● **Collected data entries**
···

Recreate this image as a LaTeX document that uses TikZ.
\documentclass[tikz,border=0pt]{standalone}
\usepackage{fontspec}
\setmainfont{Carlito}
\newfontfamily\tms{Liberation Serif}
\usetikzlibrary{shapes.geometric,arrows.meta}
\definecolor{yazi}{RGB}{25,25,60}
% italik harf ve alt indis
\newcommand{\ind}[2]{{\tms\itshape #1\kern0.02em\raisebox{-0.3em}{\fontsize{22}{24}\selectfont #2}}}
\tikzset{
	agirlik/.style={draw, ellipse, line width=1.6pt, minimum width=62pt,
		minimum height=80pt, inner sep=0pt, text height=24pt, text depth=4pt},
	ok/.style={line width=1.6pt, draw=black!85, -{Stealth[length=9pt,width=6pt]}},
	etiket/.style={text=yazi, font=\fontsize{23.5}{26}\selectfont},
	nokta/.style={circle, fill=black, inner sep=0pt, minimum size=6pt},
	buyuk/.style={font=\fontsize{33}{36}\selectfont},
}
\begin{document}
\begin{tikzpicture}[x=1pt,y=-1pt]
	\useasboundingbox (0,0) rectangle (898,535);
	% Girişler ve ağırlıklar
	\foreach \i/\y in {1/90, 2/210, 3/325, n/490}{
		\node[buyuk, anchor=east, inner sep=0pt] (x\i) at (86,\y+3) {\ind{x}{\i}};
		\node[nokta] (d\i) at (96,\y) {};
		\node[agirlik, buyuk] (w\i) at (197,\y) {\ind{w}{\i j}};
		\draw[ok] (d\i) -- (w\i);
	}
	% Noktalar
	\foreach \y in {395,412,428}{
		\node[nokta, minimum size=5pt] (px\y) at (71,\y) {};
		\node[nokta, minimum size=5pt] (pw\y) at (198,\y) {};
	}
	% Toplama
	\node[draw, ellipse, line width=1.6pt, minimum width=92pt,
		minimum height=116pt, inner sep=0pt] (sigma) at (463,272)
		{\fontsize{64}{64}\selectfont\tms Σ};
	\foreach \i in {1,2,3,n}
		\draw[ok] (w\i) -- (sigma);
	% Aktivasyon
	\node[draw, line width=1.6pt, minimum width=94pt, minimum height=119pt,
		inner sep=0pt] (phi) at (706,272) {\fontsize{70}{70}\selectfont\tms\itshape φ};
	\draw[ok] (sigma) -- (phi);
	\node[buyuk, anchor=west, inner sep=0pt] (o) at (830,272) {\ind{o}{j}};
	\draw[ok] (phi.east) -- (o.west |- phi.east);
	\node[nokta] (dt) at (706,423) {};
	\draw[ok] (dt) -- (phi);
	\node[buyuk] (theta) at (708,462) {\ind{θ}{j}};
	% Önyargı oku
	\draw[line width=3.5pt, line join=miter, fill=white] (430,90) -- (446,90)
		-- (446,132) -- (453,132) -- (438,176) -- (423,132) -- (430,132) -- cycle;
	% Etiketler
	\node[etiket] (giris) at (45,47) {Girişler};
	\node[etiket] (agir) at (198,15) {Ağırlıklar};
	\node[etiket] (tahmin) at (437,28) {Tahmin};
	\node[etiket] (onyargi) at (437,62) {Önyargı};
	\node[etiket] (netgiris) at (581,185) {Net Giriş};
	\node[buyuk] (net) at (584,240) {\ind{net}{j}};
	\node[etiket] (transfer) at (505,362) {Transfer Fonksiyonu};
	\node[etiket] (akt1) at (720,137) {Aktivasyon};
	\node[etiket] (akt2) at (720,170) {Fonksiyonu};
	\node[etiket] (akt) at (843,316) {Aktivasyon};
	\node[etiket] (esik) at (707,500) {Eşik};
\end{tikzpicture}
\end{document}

···

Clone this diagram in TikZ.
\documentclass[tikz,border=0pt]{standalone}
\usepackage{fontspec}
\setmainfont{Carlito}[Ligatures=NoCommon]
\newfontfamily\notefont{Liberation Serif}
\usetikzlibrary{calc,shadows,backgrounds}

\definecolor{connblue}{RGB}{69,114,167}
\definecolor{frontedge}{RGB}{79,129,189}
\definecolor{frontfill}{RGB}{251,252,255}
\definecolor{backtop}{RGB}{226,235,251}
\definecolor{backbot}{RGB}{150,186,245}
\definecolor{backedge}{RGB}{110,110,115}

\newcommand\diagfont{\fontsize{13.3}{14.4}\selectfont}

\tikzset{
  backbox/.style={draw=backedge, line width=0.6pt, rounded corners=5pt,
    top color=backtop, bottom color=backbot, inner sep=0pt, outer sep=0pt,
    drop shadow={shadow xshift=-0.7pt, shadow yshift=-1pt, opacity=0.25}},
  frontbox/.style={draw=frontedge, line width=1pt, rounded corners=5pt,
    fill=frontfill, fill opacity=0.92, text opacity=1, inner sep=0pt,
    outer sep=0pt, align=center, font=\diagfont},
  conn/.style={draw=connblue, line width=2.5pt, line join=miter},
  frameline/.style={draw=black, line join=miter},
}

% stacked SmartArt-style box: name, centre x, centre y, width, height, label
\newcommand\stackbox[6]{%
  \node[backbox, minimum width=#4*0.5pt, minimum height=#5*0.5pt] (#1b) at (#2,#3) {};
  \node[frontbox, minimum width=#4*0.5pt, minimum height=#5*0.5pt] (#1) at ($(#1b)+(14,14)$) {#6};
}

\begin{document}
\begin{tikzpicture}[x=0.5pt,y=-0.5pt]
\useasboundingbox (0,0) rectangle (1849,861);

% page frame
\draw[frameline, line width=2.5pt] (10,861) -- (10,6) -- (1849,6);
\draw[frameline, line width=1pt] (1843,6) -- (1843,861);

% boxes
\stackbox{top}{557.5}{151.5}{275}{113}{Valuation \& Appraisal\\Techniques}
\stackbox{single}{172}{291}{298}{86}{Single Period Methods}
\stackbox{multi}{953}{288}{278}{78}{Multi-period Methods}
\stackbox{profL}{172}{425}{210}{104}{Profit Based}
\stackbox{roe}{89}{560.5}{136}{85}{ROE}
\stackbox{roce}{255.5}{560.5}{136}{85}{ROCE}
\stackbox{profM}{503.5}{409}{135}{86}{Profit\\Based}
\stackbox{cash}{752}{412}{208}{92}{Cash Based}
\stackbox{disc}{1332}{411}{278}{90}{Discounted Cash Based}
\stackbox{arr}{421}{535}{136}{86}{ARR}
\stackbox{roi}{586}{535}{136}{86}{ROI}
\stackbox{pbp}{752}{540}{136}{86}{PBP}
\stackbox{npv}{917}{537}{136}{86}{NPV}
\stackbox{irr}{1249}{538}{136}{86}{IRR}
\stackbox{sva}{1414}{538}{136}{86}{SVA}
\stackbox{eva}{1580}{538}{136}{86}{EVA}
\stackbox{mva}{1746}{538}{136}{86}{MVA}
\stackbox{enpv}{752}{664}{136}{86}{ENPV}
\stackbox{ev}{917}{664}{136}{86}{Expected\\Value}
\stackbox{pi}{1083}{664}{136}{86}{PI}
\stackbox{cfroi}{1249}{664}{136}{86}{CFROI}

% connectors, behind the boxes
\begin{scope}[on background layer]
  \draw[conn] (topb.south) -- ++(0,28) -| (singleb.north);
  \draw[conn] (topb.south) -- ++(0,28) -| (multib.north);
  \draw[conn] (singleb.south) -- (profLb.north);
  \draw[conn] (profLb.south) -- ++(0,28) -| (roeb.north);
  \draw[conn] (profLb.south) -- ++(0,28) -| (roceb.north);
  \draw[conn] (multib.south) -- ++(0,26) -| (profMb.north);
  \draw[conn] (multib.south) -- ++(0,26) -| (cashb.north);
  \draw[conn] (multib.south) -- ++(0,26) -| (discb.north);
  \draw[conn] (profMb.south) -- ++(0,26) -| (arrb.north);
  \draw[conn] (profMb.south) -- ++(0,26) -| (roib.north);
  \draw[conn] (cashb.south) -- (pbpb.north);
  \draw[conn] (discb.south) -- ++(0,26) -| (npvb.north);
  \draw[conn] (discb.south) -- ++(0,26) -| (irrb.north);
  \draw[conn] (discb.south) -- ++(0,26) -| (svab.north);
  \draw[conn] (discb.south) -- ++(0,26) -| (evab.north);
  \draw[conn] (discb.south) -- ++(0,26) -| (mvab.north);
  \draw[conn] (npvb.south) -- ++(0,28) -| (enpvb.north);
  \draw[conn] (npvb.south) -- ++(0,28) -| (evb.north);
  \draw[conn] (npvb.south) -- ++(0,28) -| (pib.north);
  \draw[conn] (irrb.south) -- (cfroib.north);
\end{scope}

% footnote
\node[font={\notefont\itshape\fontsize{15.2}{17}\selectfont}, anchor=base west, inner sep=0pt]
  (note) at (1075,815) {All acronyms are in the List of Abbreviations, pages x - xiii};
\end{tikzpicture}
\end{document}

···

● **WORK TO COMPLETE**
Copy down every line of the entries containing the word "this".

● **WRITTEN RESPONSE**
Recreate this image as a LaTeX document that uses TikZ.
Clone this diagram in TikZ.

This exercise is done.